▸ Exercise directions:
Below are the records; give again exactly the lines from the one containing "Generate a web" through the one containing "const axisName = 'počet odpovedí';", leaving out pictures.

* * * * * * * * *

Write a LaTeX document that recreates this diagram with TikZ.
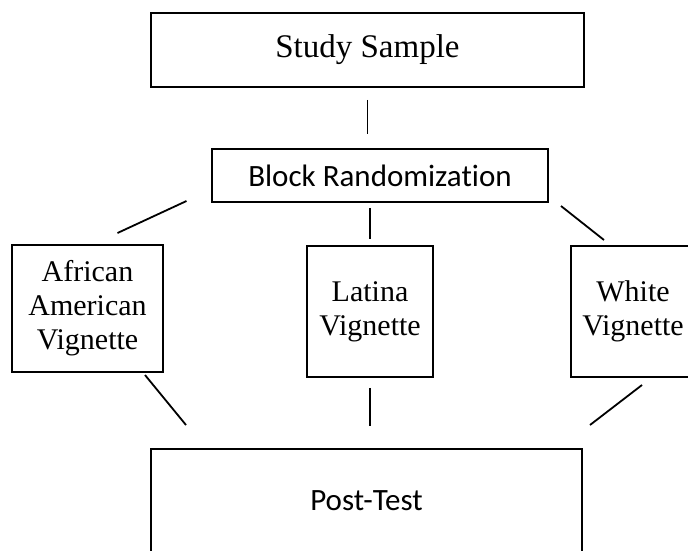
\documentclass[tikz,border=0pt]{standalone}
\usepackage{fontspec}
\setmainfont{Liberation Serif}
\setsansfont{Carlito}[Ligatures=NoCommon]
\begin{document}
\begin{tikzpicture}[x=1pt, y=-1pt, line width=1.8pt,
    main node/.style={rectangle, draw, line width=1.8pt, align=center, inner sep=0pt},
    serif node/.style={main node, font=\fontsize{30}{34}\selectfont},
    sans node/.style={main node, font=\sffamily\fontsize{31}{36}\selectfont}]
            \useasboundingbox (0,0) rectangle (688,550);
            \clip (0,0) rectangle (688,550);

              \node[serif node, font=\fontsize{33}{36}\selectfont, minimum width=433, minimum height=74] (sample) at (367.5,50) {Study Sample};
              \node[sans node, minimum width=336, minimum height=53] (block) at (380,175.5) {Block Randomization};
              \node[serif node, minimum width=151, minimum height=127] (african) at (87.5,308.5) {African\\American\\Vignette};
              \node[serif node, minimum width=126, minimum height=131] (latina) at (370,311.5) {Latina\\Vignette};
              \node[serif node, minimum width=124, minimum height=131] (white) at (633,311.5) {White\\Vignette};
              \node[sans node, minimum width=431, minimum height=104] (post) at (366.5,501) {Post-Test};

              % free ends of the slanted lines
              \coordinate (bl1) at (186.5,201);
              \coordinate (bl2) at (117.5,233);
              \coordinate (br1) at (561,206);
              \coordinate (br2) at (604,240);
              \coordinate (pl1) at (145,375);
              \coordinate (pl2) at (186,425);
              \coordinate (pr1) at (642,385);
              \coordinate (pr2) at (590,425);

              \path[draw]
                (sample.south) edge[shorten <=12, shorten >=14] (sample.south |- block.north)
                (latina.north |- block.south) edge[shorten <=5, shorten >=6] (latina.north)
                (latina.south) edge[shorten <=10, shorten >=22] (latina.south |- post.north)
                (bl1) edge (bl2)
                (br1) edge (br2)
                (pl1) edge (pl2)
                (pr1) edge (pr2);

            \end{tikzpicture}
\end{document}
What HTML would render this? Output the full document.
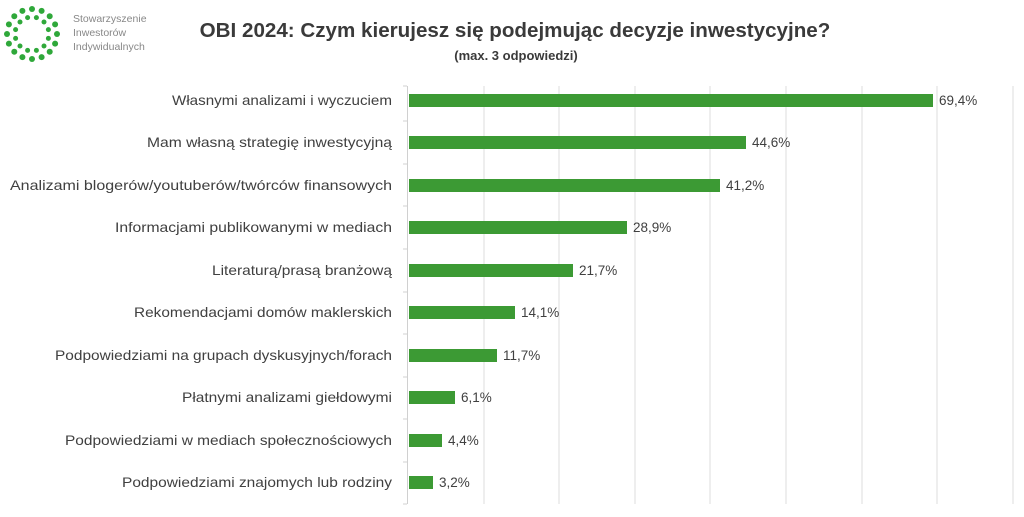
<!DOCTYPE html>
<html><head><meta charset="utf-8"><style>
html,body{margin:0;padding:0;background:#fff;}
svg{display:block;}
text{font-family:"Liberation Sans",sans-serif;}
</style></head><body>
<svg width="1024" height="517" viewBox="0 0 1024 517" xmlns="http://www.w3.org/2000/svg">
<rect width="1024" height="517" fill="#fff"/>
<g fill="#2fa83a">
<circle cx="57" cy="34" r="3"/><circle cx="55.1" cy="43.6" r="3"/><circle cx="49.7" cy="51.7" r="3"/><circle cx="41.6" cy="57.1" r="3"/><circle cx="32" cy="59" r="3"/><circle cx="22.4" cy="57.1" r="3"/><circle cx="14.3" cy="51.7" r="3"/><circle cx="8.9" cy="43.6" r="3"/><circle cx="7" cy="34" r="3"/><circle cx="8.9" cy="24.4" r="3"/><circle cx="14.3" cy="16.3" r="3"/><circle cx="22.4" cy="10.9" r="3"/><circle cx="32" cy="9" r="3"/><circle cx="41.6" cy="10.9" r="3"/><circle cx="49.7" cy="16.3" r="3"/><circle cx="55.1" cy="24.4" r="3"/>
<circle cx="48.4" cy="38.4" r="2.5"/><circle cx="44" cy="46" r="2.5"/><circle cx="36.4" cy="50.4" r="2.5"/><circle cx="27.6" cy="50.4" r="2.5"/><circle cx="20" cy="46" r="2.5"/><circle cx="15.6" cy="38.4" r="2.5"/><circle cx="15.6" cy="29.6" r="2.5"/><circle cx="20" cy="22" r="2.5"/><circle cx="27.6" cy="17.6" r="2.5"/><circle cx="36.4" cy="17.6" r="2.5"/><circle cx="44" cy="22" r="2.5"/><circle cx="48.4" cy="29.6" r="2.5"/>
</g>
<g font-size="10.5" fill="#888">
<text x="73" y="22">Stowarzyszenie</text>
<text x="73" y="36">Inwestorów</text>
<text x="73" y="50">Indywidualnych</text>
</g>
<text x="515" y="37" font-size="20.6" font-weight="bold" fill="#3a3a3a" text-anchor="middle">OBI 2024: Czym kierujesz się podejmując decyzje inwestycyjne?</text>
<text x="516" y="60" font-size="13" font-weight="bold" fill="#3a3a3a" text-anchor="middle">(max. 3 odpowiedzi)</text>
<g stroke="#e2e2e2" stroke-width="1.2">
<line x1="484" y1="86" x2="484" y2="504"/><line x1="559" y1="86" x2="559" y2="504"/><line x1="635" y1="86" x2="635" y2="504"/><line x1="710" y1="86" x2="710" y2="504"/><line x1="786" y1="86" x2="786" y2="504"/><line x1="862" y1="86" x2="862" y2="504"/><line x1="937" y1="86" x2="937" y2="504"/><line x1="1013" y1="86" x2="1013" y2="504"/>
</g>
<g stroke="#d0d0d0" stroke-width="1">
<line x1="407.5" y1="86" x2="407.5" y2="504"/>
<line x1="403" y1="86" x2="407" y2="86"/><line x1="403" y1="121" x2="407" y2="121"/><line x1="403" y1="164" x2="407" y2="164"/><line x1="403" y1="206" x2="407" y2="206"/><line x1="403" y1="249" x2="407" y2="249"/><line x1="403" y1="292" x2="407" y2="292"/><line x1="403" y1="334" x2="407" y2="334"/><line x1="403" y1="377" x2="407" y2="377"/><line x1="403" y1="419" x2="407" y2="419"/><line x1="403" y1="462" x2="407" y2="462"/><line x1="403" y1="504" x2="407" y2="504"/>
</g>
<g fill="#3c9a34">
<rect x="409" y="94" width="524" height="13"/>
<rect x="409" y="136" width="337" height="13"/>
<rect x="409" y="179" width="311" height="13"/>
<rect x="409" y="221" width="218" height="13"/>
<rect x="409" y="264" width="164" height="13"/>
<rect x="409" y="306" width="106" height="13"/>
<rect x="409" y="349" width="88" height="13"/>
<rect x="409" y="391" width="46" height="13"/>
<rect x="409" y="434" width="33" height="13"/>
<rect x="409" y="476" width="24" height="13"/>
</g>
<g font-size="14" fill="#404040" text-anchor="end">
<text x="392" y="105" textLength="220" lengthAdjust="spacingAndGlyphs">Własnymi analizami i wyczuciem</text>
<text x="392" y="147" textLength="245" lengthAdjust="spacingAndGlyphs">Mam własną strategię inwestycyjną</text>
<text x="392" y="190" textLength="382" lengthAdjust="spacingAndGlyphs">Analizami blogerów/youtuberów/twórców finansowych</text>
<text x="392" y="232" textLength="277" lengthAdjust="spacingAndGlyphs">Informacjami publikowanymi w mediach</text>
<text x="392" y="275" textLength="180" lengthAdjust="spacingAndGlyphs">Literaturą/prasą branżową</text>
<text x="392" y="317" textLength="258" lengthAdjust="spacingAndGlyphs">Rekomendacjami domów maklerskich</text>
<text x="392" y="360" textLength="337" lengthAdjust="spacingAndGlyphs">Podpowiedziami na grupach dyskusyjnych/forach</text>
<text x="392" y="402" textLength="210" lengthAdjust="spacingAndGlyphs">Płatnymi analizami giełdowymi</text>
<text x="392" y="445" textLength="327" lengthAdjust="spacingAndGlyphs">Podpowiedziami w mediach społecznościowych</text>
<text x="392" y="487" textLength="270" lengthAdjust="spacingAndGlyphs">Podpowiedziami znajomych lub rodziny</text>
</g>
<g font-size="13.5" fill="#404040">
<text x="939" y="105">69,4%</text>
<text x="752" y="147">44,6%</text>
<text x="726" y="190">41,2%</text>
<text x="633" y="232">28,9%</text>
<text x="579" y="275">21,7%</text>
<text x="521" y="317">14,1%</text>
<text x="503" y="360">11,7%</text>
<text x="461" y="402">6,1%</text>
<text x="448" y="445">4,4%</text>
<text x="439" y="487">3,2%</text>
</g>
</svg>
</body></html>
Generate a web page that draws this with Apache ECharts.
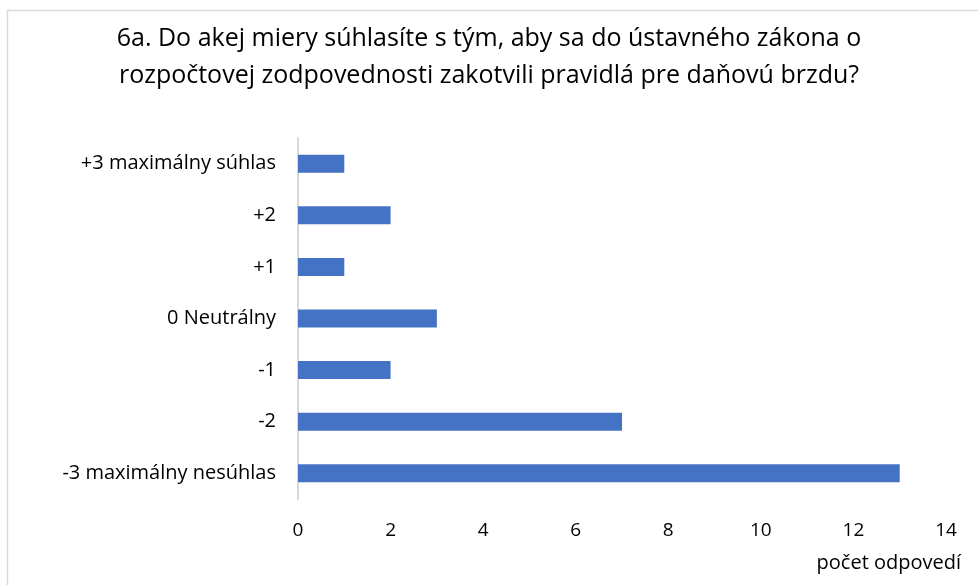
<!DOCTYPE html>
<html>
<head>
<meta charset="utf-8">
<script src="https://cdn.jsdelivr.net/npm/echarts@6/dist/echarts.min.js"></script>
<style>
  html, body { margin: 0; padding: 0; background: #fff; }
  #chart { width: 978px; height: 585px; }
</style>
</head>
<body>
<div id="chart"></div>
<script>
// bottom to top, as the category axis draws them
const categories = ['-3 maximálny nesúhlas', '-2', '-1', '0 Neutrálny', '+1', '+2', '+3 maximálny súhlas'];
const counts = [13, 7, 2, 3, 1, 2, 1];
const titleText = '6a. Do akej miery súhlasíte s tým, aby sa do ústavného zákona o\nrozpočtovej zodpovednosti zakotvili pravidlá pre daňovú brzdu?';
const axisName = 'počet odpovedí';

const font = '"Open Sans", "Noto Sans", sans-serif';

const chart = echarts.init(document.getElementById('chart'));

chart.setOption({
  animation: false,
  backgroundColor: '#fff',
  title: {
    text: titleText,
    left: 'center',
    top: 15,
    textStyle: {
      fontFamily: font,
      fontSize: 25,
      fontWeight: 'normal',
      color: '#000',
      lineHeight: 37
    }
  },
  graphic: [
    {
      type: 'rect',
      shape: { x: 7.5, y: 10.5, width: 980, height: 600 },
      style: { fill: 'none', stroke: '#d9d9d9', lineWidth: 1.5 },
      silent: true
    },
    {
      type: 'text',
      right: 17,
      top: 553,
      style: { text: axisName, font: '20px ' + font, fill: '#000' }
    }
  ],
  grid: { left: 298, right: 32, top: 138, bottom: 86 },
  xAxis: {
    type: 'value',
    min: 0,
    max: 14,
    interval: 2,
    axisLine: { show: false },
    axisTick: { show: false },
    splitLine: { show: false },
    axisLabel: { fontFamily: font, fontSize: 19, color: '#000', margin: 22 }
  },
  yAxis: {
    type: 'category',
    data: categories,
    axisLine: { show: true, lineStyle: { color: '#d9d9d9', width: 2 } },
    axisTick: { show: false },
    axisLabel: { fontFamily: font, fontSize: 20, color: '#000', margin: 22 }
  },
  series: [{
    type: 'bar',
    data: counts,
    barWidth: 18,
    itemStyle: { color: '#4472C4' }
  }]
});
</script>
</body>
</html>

* * * * * * * * *

▸ Output of the exercise:
Generate a web page that draws this with Apache ECharts.
<!DOCTYPE html>
<html>
<head>
<meta charset="utf-8">
<script src="https://cdn.jsdelivr.net/npm/echarts@6/dist/echarts.min.js"></script>
<style>
  html, body { margin: 0; padding: 0; background: #fff; }
  #chart { width: 978px; height: 585px; }
</style>
</head>
<body>
<div id="chart"></div>
<script>
// bottom to top, as the category axis draws them
const categories = ['-3 maximálny nesúhlas', '-2', '-1', '0 Neutrálny', '+1', '+2', '+3 maximálny súhlas'];
const counts = [13, 7, 2, 3, 1, 2, 1];
const titleText = '6a. Do akej miery súhlasíte s tým, aby sa do ústavného zákona o\nrozpočtovej zodpovednosti zakotvili pravidlá pre daňovú brzdu?';
const axisName = 'počet odpovedí';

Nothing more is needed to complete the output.